Опперман с облегчением вздохнул. Принес ее пальто. Теперь в подвал, в бомбоубежище, и вон!..

Лива внезапно запела:

Кричат пророки — плоть есть тлен, за каждым смерть идет…

Опперман крепко стиснул ей руки:

— Замолчать!

— Ах, эти лестницы… эти лестницы! — смеялась Лива, высоко поднимая ноги, как будто все еще спускалась вниз, хотя уже шла по гладкому полу бомбоубежища.

Они стояли у выходной двери.

— Теперь тихо, — умолял Опперман.

— Теперь тихо! — шепотом повторила Лива и, смеясь, дернула его за рукав.

Опперман приоткрыл дверь и выглянул наружу. Мимо шли два солдата, они пели, перебивая друг друга, и явно были навеселе.

Лучше подождать, когда они пройдут. Вот так.

— Теперь? — с волнением спросила Лива.

— Да, Лива, теперь! — Он подтолкнул ее в спину. Она немного нагнулась, прикусив нижнюю губу, пошла крадущимися шагами и исчезла из виду.

А что теперь? Она вдруг почувствовала себя такой одинокой.

— Симон! — позвала она. — Симон! — Никакого ответа. Она побежала. Кто-то бежал за ней. Она громко закричала, но в ту же минуту кто-то взял ее за плечо. Это был он. — Слава богу! — сказала она, задыхаясь, и ослабев, и смеясь от радости. — Слава богу, Симон! Я знала, что ты придешь! У тебя мой светильник?

С глубоким вздохом облегчения она прижалась к руке Большого Магнуса. У полицейского вырвалось жалостное восклицание. Он скоро понял, что говорить с ней бессмысленно, ваял ее за руку и повел к судье.

— У меня нет светильника, — пожаловалась Лива.

— Эхо ничего, — утешал ее полицейский. — Пустяки, Лива, пустяки. Ведь луна светит.

Дверь в приемную судьи была открыта. Оттуда доносились крики, возмущенные голоса.

— Ужасно! Ужасно! По-моему, они его распинают.

— Что? Но это же невозможно!

Портной Тёрнкруна повторил задыхающимся голосом:

— Распинают, говорю я, распинают. — Портной был совершенно вне себя, рвал на себе воротник: — Ужасно!

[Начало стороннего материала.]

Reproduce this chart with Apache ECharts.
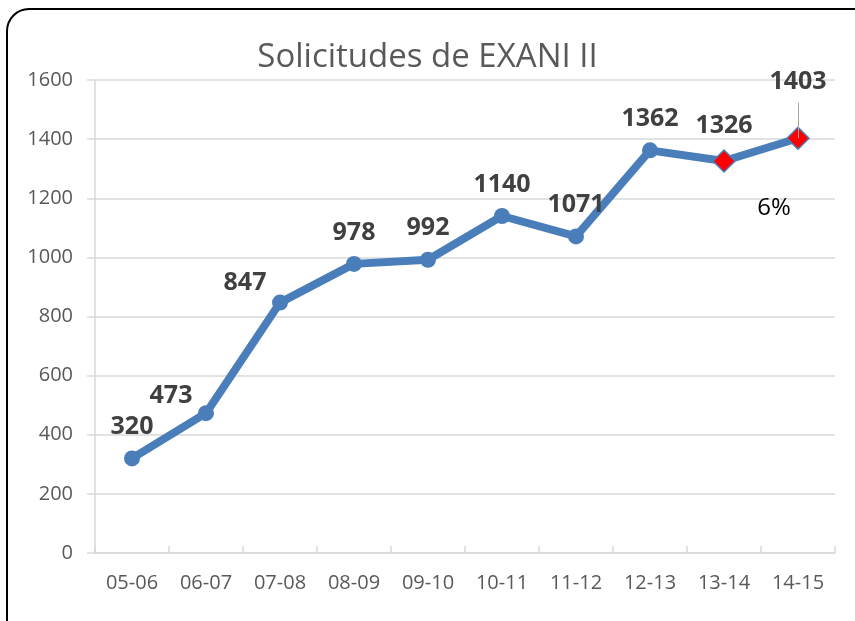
<!DOCTYPE html>
<html>
<head>
<meta charset="utf-8">
<script src="https://cdn.jsdelivr.net/npm/echarts@6/dist/echarts.min.js"></script>
<style>
  html, body { margin: 0; padding: 0; background: #fff; }
  #chart { width: 855px; height: 621px; }
</style>
</head>
<body>
<div id="chart"></div>
<script>
var periods = ['05-06', '06-07', '07-08', '08-09', '09-10', '10-11', '11-12', '12-13', '13-14', '14-15'];
var solicitudes = [320, 473, 847, 978, 992, 1140, 1071, 1362, 1326, 1403];
var yTicks = [0, 1600, 200];
var growthNote = '6%';

var myChart = echarts.init(document.getElementById('chart'));

var font = '"Open Sans", "Noto Sans", sans-serif';

// puntos con rombo rojo y etiquetas desplazadas
var seriesData = solicitudes.map(function (v, i) {
	var item = { value: v };
	if (i === 1) item.label = { offset: [-35, 14] };
	if (i === 2) item.label = { offset: [-35, 12] };
	if (i >= 8) {
		item.symbol = 'diamond';
		item.symbolSize = 22;
		item.itemStyle = { color: '#ff0000', borderColor: '#4a7ebb', borderWidth: 1.5 };
	}
	if (i === 9) item.label = { offset: [0, -21] };
	return item;
});

var option = {
	backgroundColor: '#fff',
	animation: false,
	title: {
		text: 'Solicitudes de EXANI II',
		left: 'center',
		top: 36,
		textStyle: { fontFamily: font, fontSize: 33, fontWeight: 'normal', color: '#595959' }
	},
	graphic: [{
		type: 'rect',
		shape: { x: 7, y: 9, width: 880, height: 650, r: 22 },
		style: { fill: 'none', stroke: '#000', lineWidth: 2 },
		silent: true,
		z: 100
	}],
	grid: { left: 95, right: 20, top: 80, bottom: 68 },
	xAxis: {
		type: 'category',
		data: periods,
		boundaryGap: true,
		axisLine: { lineStyle: { color: '#d9d9d9', width: 1.5 } },
		axisTick: { show: true, inside: true, length: 7, lineStyle: { color: '#d9d9d9', width: 1.5 } },
		axisLabel: { color: '#595959', fontSize: 20, fontFamily: font, margin: 20 }
	},
	yAxis: {
		type: 'value',
		min: yTicks[0],
		max: yTicks[1],
		interval: yTicks[2],
		axisLine: { show: true, lineStyle: { color: '#d9d9d9', width: 1.5 } },
		axisTick: { show: true, length: 8, lineStyle: { color: '#d9d9d9', width: 1.5 } },
		splitLine: { lineStyle: { color: '#d9d9d9', width: 1.5 } },
		axisLabel: {
			color: '#595959', fontSize: 20, fontFamily: font, margin: 22,
			formatter: function (v) { return String(v); }
		}
	},
	series: [{
		type: 'line',
		data: seriesData,
		symbol: 'circle',
		symbolSize: 16,
		lineStyle: { color: '#4a7ebb', width: 8 },
		itemStyle: { color: '#4a7ebb' },
		label: {
			show: true,
			position: 'top',
			distance: 11,
			fontFamily: font,
			fontSize: 25,
			fontWeight: 'bold',
			color: '#404040'
		},
		markPoint: {
			symbol: 'circle',
			symbolSize: 1,
			itemStyle: { color: 'rgba(0,0,0,0)' },
			data: [{ coord: [periods[9], solicitudes[9]], value: growthNote }],
			label: {
				show: true,
				position: 'inside',
				formatter: growthNote,
				offset: [-24, 70],
				fontFamily: font,
				fontSize: 24,
				color: '#000'
			}
		},
		markLine: {
			silent: true,
			symbol: 'none',
			label: { show: false },
			lineStyle: { color: '#a6a6a6', width: 1, type: 'solid' },
			data: [[
				{ coord: [periods[9], solicitudes[9]] },
				{ coord: [periods[9], solicitudes[9] + 120] }
			]]
		}
	}]
};

myChart.setOption(option);
</script>
</body>
</html>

— Магнуссен! — крикнул судья. — Вы, значит, нашли ее? Быстро отведите ее в комнату. Вам нужно сейчас же идти… к памятнику! Там, по-видимому, совершается преступление! Маса пока присмотрит за ней. Маса! Позвоните доктору и попросите его прийти к памятнику! К памятнику, да, черт побери! Там распинают человека!

Большой Магнус бежал изо всех сил, судья и портной быстро шагали сзади. С холма доносились стук молотка, глухие крики и хриплые, сдавленные стоны. На земле рядом с распростертым крестом скрючился пекарь, а Бенедикт и сумасшедший Маркус пытались заставить его лечь на спину. Магнус отогнал их, осыпая проклятиями, и наклонился над Симоном, тот, задыхаясь, ловил ртом воздух. Кровь сочилась из его правой руки, которая толстым гвоздем была крепко прибита к перекладине креста.

3

Фру Опперман похоронили очень скромно. Такова была воля покойной. Лил проливной дождь, и черные зонты и резиновые плащи сделали маленькую группку провожающих одноцветными, удивительно безличными и похожими на насекомых.

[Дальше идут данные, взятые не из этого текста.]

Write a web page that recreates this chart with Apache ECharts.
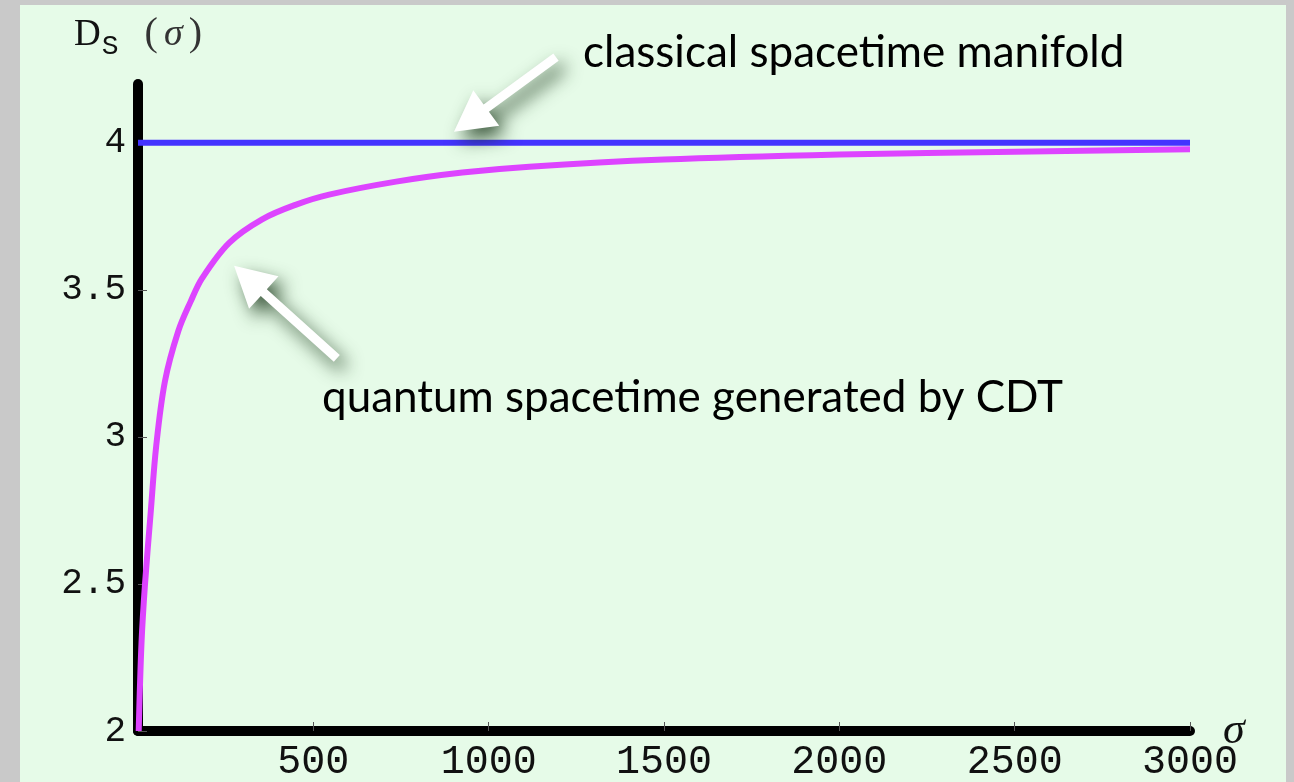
<!DOCTYPE html>
<html>
<head>
<meta charset="utf-8">
<title>Spectral dimension</title>
<script src="https://cdn.jsdelivr.net/npm/echarts@6/dist/echarts.min.js"></script>
<style>
  html, body { margin: 0; padding: 0; background: #c9c9c9; }
  #main { position: absolute; left: 20px; top: 5px; width: 1266px; height: 777px; }
</style>
</head>
<body>
<div id="main"></div>
<script>
// diffusion time sigma and spectral dimension
const sigma = [2, 10, 20, 36, 52, 77, 115, 150, 183, 260, 354, 451, 545, 736, 925, 1116, 1500, 2000, 2500, 3000]
const dsQuantum = [2.0, 2.3, 2.5, 2.74, 2.97, 3.19, 3.36, 3.46, 3.54, 3.66, 3.74, 3.79, 3.824, 3.868, 3.899, 3.919, 3.943, 3.96, 3.97, 3.978]
const sigmaClassical = [0, 3000]
const dsClassical = [4, 4]

const xTicks = [500, 1000, 1500, 2000, 2500, 3000]
const yTicks = [2, 2.5, 3, 3.5, 4]

// annotation arrows in data coords: [tail, tip]
const arrowClassical = [[1192, 4.291], [901, 4.038]]
const arrowQuantum = [[567, 3.267], [274, 3.582]]

const main = document.getElementById('main')
const myChart = echarts.init(main)

const tickFont = 'Liberation Mono'

const option = {
  backgroundColor: '#e6fbe8',
  animation: false,
  grid: { left: 118, right: 96, top: 79, bottom: 47 },
  xAxis: {
    type: 'value',
    min: 0,
    max: 3000,
    name: 'σ',
    nameLocation: 'end',
    nameGap: 33,
    nameMoveOverlap: false,
    nameTextStyle: { fontFamily: 'Liberation Serif', fontStyle: 'italic', fontSize: 44, color: '#111', padding: [40, 0, 0, 0] },
    splitLine: { show: false },
    axisLine: { onZero: false, lineStyle: { color: '#000', width: 10, cap: 'round' } },
    axisTick: { customValues: xTicks, inside: true, length: 9, lineStyle: { color: '#555', width: 1 } },
    axisLabel: {
      customValues: xTicks, margin: 11, fontFamily: tickFont, fontSize: 40, color: '#111',
      formatter: v => String(v)
    }
  },
  yAxis: {
    type: 'value',
    min: 2,
    max: 4.2,
    name: '{d|D}{s|S}{p|(}{sig|σ}{p|)}',
    nameLocation: 'end',
    nameGap: 30,
    nameMoveOverlap: false,
    nameTextStyle: {
      rich: {
        d: { fontFamily: 'Liberation Serif', fontSize: 37, color: '#111', verticalAlign: 'bottom' },
        s: { fontFamily: tickFont, fontSize: 28, color: '#111', verticalAlign: 'bottom', padding: [0, 26, -7, 1] },
        p: { fontFamily: 'Liberation Serif', fontSize: 40, color: '#333', verticalAlign: 'bottom' },
        sig: { fontFamily: 'Liberation Serif', fontStyle: 'italic', fontSize: 38, color: '#333', verticalAlign: 'bottom', padding: [0, 6, 0, 6] }
      }
    },
    splitLine: { show: false },
    axisLine: { lineStyle: { color: '#000', width: 10, cap: 'round' } },
    axisTick: { customValues: yTicks, inside: true, length: 9, lineStyle: { color: '#555', width: 1 } },
    axisLabel: { customValues: yTicks, margin: 12, fontFamily: tickFont, fontSize: 36, color: '#111' }
  },
  series: [
    {
      name: 'classical',
      type: 'line',
      data: sigmaClassical.map((s, i) => [s, dsClassical[i]]),
      showSymbol: false,
      lineStyle: { color: '#4433ff', width: 6 }
    },
    {
      name: 'quantum',
      type: 'line',
      data: sigma.map((s, i) => [s, dsQuantum[i]]),
      showSymbol: false,
      smooth: 0.35,
      lineStyle: { color: '#dd44ff', width: 6 }
    }
  ]
}
myChart.setOption(option)

// white arrow with a soft shadow, positioned through the grid's scales
function arrowShape(tailData, tipData) {
  const a = myChart.convertToPixel({ gridIndex: 0 }, tailData)
  const b = myChart.convertToPixel({ gridIndex: 0 }, tipData)
  const dx = b[0] - a[0], dy = b[1] - a[1]
  const len = Math.sqrt(dx * dx + dy * dy)
  const ux = dx / len, uy = dy / len
  const nx = -uy, ny = ux
  const headLen = 40, headHalf = 22, shaftHalf = 4.5
  const bx = b[0] - ux * headLen, by = b[1] - uy * headLen
  const pts = [
    [a[0] + nx * shaftHalf, a[1] + ny * shaftHalf],
    [bx + nx * shaftHalf, by + ny * shaftHalf],
    [bx + nx * headHalf, by + ny * headHalf],
    [b[0], b[1]],
    [bx - nx * headHalf, by - ny * headHalf],
    [bx - nx * shaftHalf, by - ny * shaftHalf],
    [a[0] - nx * shaftHalf, a[1] - ny * shaftHalf]
  ]
  return {
    type: 'polygon',
    z: 100,
    shape: { points: pts },
    style: {
      fill: '#ffffff',
      shadowBlur: 18,
      shadowColor: 'rgba(20, 50, 20, 0.8)',
      shadowOffsetX: 7,
      shadowOffsetY: 9
    }
  }
}

const labelFont = '44px Lato'
myChart.setOption({
  graphic: [
    arrowShape(arrowClassical[0], arrowClassical[1]),
    arrowShape(arrowQuantum[0], arrowQuantum[1]),
    {
      type: 'text', left: 563, top: 26, z: 100,
      style: { text: 'classical spacetime manifold', font: labelFont, fill: '#000' }
    },
    {
      type: 'text', left: 302, top: 371, z: 100,
      style: { text: 'quantum spacetime generated by CDT', font: labelFont, fill: '#000' }
    }
  ]
})
</script>
</body>
</html>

— В этом есть нечто символическое, — прошептал редактор Скэллинг жене. — Никто близко не знал покойную, никто не знал отношений между супругами. Странно и таинственно, правда?

Редактор и его жена тесно прижались друг к другу под одним зонтом.

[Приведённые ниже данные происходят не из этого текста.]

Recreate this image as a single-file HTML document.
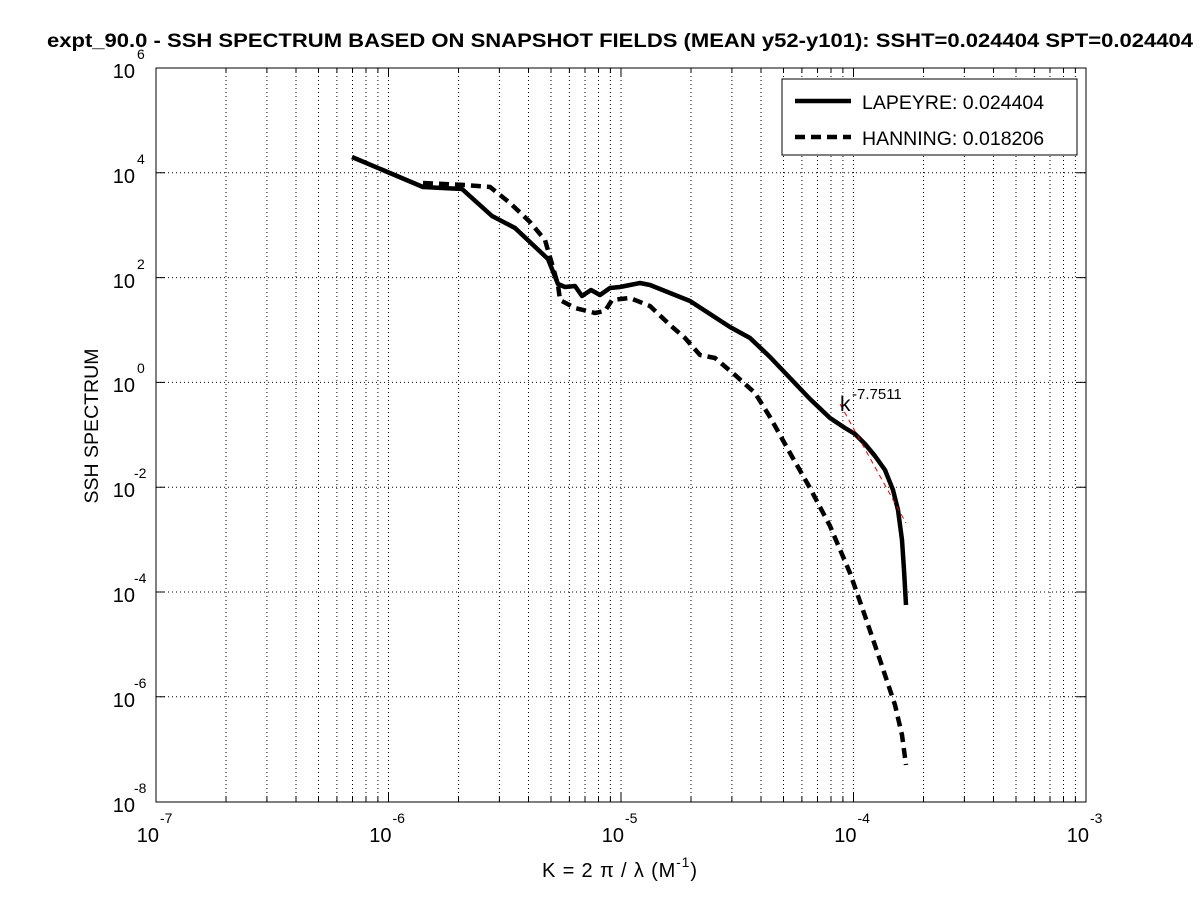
<!DOCTYPE html>
<html><head><meta charset="utf-8"><style>
body{margin:0;background:#fff;}
svg{display:block;font-family:"Liberation Sans",sans-serif;}
</style></head><body>
<svg width="1200" height="901" xmlns="http://www.w3.org/2000/svg">
<rect width="1200" height="901" fill="#fff"/>
<g stroke="#000" stroke-width="1" stroke-dasharray="1,3" fill="none">
<path d="M226,68V802M266.9,68V802M296,68V802M318.5,68V802M336.9,68V802M352.5,68V802M366,68V802M377.9,68V802M388.5,68V802
M458.5,68V802M499.4,68V802M528.5,68V802M551,68V802M569.4,68V802M585,68V802M598.5,68V802M610.4,68V802M621,68V802
M691,68V802M731.9,68V802M761,68V802M783.5,68V802M801.9,68V802M817.5,68V802M831,68V802M842.9,68V802M853.5,68V802
M923.5,68V802M964.4,68V802M993.5,68V802M1016,68V802M1034.4,68V802M1050,68V802M1063.5,68V802M1075.4,68V802
M156,172.8H1086M156,277.6H1086M156,382.4H1086M156,487.2H1086M156,592H1086M156,696.8H1086"/>
</g>
<g stroke="#000" stroke-width="1" fill="none">
<rect x="156" y="68" width="930" height="734"/>
<path d="M226,802v-5M266.9,802v-5M296,802v-5M318.5,802v-5M336.9,802v-5M352.5,802v-5M366,802v-5M377.9,802v-5M388.5,802v-9
M458.5,802v-5M499.4,802v-5M528.5,802v-5M551,802v-5M569.4,802v-5M585,802v-5M598.5,802v-5M610.4,802v-5M621,802v-9
M691,802v-5M731.9,802v-5M761,802v-5M783.5,802v-5M801.9,802v-5M817.5,802v-5M831,802v-5M842.9,802v-5M853.5,802v-9
M923.5,802v-5M964.4,802v-5M993.5,802v-5M1016,802v-5M1034.4,802v-5M1050,802v-5M1063.5,802v-5M1075.4,802v-5
M226,68v5M266.9,68v5M296,68v5M318.5,68v5M336.9,68v5M352.5,68v5M366,68v5M377.9,68v5M388.5,68v9
M458.5,68v5M499.4,68v5M528.5,68v5M551,68v5M569.4,68v5M585,68v5M598.5,68v5M610.4,68v5M621,68v9
M691,68v5M731.9,68v5M761,68v5M783.5,68v5M801.9,68v5M817.5,68v5M831,68v5M842.9,68v5M853.5,68v9
M923.5,68v5M964.4,68v5M993.5,68v5M1016,68v5M1034.4,68v5M1050,68v5M1063.5,68v5M1075.4,68v5
M156,172.8h9M156,277.6h9M156,382.4h9M156,487.2h9M156,592h9M156,696.8h9
M1086,172.8h-9M1086,277.6h-9M1086,382.4h-9M1086,487.2h-9M1086,592h-9M1086,696.8h-9"/>
</g>
<!-- series -->
<polyline fill="none" stroke="#000" stroke-width="4.5" stroke-linejoin="round" points="352,157 423,187 462,189 492,216 515,228 548,259 558,284 565,287 575,286 582,296 591,290 600,295 610,288 620,287 630,285 640,283 650,285 670,293 690,301 710,314 730,327 750,338 770,357 790,378 810,399 830,418 845,428 855,434 865,444 875,456 885,470 893,490 898,510 902,540 904,570 906,605"/>
<polyline fill="none" stroke="#000" stroke-width="4.5" stroke-dasharray="10,6" points="423,183 465,185 490,187 510,203 530,222 545,240 552,264 558,285 560,300 575,308 595,313 605,311 612,300 630,298 650,306 670,325 685,338 700,355 715,358 735,375 755,393 770,417 790,453 810,488 830,526 850,573 865,616 880,660 895,705 902,735 906,765"/>
<line x1="840" y1="404" x2="906" y2="523" stroke="#e00" stroke-width="1" stroke-dasharray="5,4"/>
<text x="840" y="411" font-size="21">k</text>
<text x="852" y="399" font-size="15">-7.7511</text>
<!-- legend -->
<rect x="782" y="79" width="295" height="76" fill="#fff" stroke="#000"/>
<line x1="795" y1="101" x2="851" y2="101" stroke="#000" stroke-width="4.5"/>
<line x1="795" y1="137" x2="851" y2="137" stroke="#000" stroke-width="4.5" stroke-dasharray="10,6"/>
<text x="862" y="109" font-size="19.5">LAPEYRE: 0.024404</text>
<text x="862" y="145" font-size="19.5">HANNING: 0.018206</text>
<!-- x tick labels -->
<g font-size="20" text-anchor="end">
<text x="159" y="842">10</text><text x="391.5" y="842">10</text><text x="624" y="842">10</text><text x="856.5" y="842">10</text><text x="1089" y="842">10</text>
</g>
<g font-size="14">
<text x="160" y="823">-7</text><text x="392.5" y="823">-6</text><text x="625" y="823">-5</text><text x="857.5" y="823">-4</text><text x="1090" y="823">-3</text>
</g>
<!-- y tick labels -->
<g font-size="20" text-anchor="end">
<text x="135" y="78">10</text><text x="135" y="183">10</text><text x="135" y="288">10</text><text x="135" y="392">10</text><text x="135" y="497">10</text><text x="135" y="602">10</text><text x="135" y="707">10</text><text x="135" y="812">10</text>
</g>
<g font-size="14">
<text x="137" y="59">6</text><text x="137" y="164">4</text><text x="137" y="269">2</text><text x="137" y="373">0</text><text x="134" y="478">-2</text><text x="134" y="583">-4</text><text x="134" y="688">-6</text><text x="134" y="793">-8</text>
</g>
<text x="98" y="426" font-size="19.5" text-anchor="middle" transform="rotate(-90 98 426)">SSH SPECTRUM</text>
<text x="542" y="877" font-size="20" textLength="155" lengthAdjust="spacing">K = 2 π / λ  (M<tspan font-size="14" dy="-10">-1</tspan><tspan dy="10">)</tspan></text>
<text x="47" y="47" font-size="19" font-weight="bold" textLength="1146" lengthAdjust="spacingAndGlyphs">expt_90.0 - SSH SPECTRUM BASED ON SNAPSHOT FIELDS (MEAN y52-y101): SSHT=0.024404 SPT=0.024404</text>
</svg>
</body></html>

«Да, — продолжал он думать уже про себя, — это загадочно. И никогда эта загадка не будет разгадана. Но будут делаться предположения, рождаться невероятные сплетни, они будут циркулировать, и народная молва будет ткать свою причудливую паутину, в которую уже вплетена история о болезни фру Опперман».

Была ли фру Опперман безумной, одержимой злым духом, как утверждают некоторые?

Молодая девушка, помогавшая Аманде по дому, однажды вечером слышала, как она призывала дьявола и долго с ним беседовала в присутствии Оппермана. Сам Опперман не произнес ни звука. Многое свидетельствует о том, что у фру Опперман были периоды умопомешательства, сопровождавшиеся припадками бешенства и голодовками. Но об Оппермане говорили, что он терпеливо сносил ее неуравновешенность. Никто никогда не слышал, чтобы он упрекал ее или был груб с ней. И он всегда говорил о ней тепло и сочувственно.

Но все та же девушка — из самой Аманды ведь и слова не выжать! — утверждала, что Опперман сознательно расшатывал нервы жены и довел ее до болезни. В свое время, когда она не была еще прикована к постели, он приводил ее в состояние шока своими дикими выходками.